I got em all together, what I did was when I got the beat—you know me and Cool and Dre knocked the beat out—I was like, 'man I gotta put Lil Wayne 'cause that's my brother and he's one of my favorite rappers.' Joey Crack's my best friend and one of my favorite rappers, too. And Paul Wall, man, another swagger, man. I figured I know he's gonna make a monster hook and kill a monster hook. And Pitbull and Rick Ross, that's Miami. I rep Dade County to the fullest, so you have to rep the city… We doin' movies right now, we shuttin' the whole city down, and we're takin it to a whole national level. And I just feel good knowing this record is so powerful.

Rick Ross also spoke to DJ Booth that year, describing his own appearance on the song, which he said was a last-minute addition that he wrote in ten minutes. "I was in the studio, and after he got off the radio, he came by there and said 'Rick, save my career, please,'" Ross remembered. "'Put a verse on this record, and can you do it in 30 minutes?'"

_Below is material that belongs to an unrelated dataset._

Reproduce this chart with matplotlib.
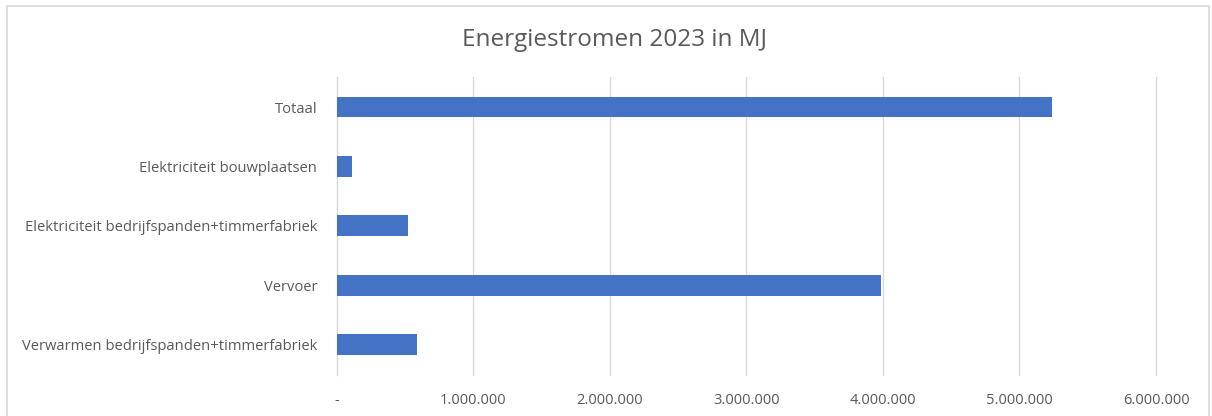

What's notable about these two interviews, other than the facts therein and the parts where the interviewer creepily wonders about the "lovely ladies" at the song's video shoot, is that they both show these larger-than-life Miami icons as basically already in their element as absurd personal brands. Khaled's description of putting the song together is almost the same as his explanation of putting together "I'm the One," down to the part where someone wrote their verse in ten minutes, which above all proves that not only is time a construct but that Lil Wayne's presence on DJ Khaled hits is timeless, no matter which era we're talking about.